STORED DATA start

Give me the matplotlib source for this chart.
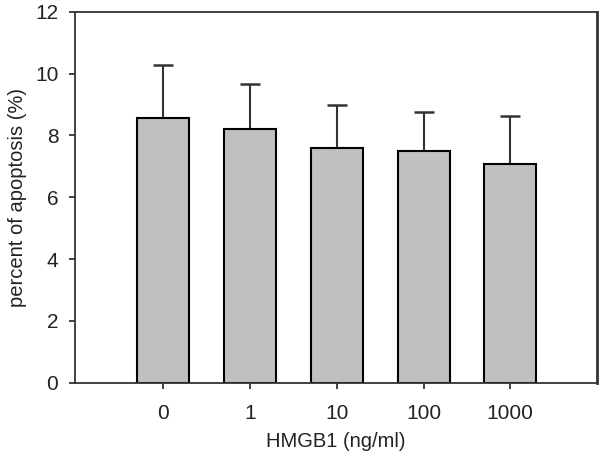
import numpy as np
import matplotlib
matplotlib.use("Agg")
import matplotlib.pyplot as plt

plt.rcParams['font.family'] = ['Liberation Sans', 'DejaVu Sans']

# data
doses = ["0", "1", "10", "100", "1000"]
apoptosis = [8.55, 8.22, 7.61, 7.50, 7.09]
err_up = [1.74, 1.43, 1.39, 1.27, 1.53]

fig = plt.figure(figsize=(6, 4.53), dpi=100)
ax = fig.add_axes([0.125, 0.155, 0.87, 0.819])

x = np.arange(len(doses))
ax.bar(x, apoptosis, width=0.6, color="#c0c0c0", edgecolor="black", linewidth=1.5, zorder=2)
ax.errorbar(x, apoptosis, yerr=[np.zeros(len(x)), err_up], fmt="none",
            ecolor="#333333", elinewidth=1.5, capsize=7.5, capthick=1.8, zorder=1)

ax.set_xlim(-1.02, 5.0)
ax.set_ylim(0, 12)
ax.set_yticks(range(0, 13, 2))
ax.set_xticks(x)
ax.set_xticklabels(doses)
ax.tick_params(axis="both", direction="out", length=4, width=1.2, labelsize=15,
               colors="#222222", pad=8)
ax.tick_params(axis="x", pad=11)
for s in ax.spines.values():
    s.set_color("#333333")
    s.set_linewidth(1.3)
ax.spines["right"].set_linewidth(2)

ax.set_xlabel("HMGB1 (ng/ml)", fontsize=14.5, color="#222222", labelpad=7)
ax.set_ylabel("percent of apoptosis (%)", fontsize=14.5, color="#222222", labelpad=6)

plt.savefig("out.png", dpi=100)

STORED DATA end

--- TO DO ---
Quote the preceding listing precisely and completely, omitting its images.

--- ANSWER TO THIS TASK ---
Give me the matplotlib source for this chart.
import numpy as np
import matplotlib
matplotlib.use("Agg")
import matplotlib.pyplot as plt

plt.rcParams['font.family'] = ['Liberation Sans', 'DejaVu Sans']

# data
doses = ["0", "1", "10", "100", "1000"]
apoptosis = [8.55, 8.22, 7.61, 7.50, 7.09]
err_up = [1.74, 1.43, 1.39, 1.27, 1.53]

fig = plt.figure(figsize=(6, 4.53), dpi=100)
ax = fig.add_axes([0.125, 0.155, 0.87, 0.819])

x = np.arange(len(doses))
ax.bar(x, apoptosis, width=0.6, color="#c0c0c0", edgecolor="black", linewidth=1.5, zorder=2)
ax.errorbar(x, apoptosis, yerr=[np.zeros(len(x)), err_up], fmt="none",
            ecolor="#333333", elinewidth=1.5, capsize=7.5, capthick=1.8, zorder=1)

ax.set_xlim(-1.02, 5.0)
ax.set_ylim(0, 12)
ax.set_yticks(range(0, 13, 2))
ax.set_xticks(x)
ax.set_xticklabels(doses)
ax.tick_params(axis="both", direction="out", length=4, width=1.2, labelsize=15,
               colors="#222222", pad=8)
ax.tick_params(axis="x", pad=11)
for s in ax.spines.values():
    s.set_color("#333333")
    s.set_linewidth(1.3)
ax.spines["right"].set_linewidth(2)

ax.set_xlabel("HMGB1 (ng/ml)", fontsize=14.5, color="#222222", labelpad=7)
ax.set_ylabel("percent of apoptosis (%)", fontsize=14.5, color="#222222", labelpad=6)

plt.savefig("out.png", dpi=100)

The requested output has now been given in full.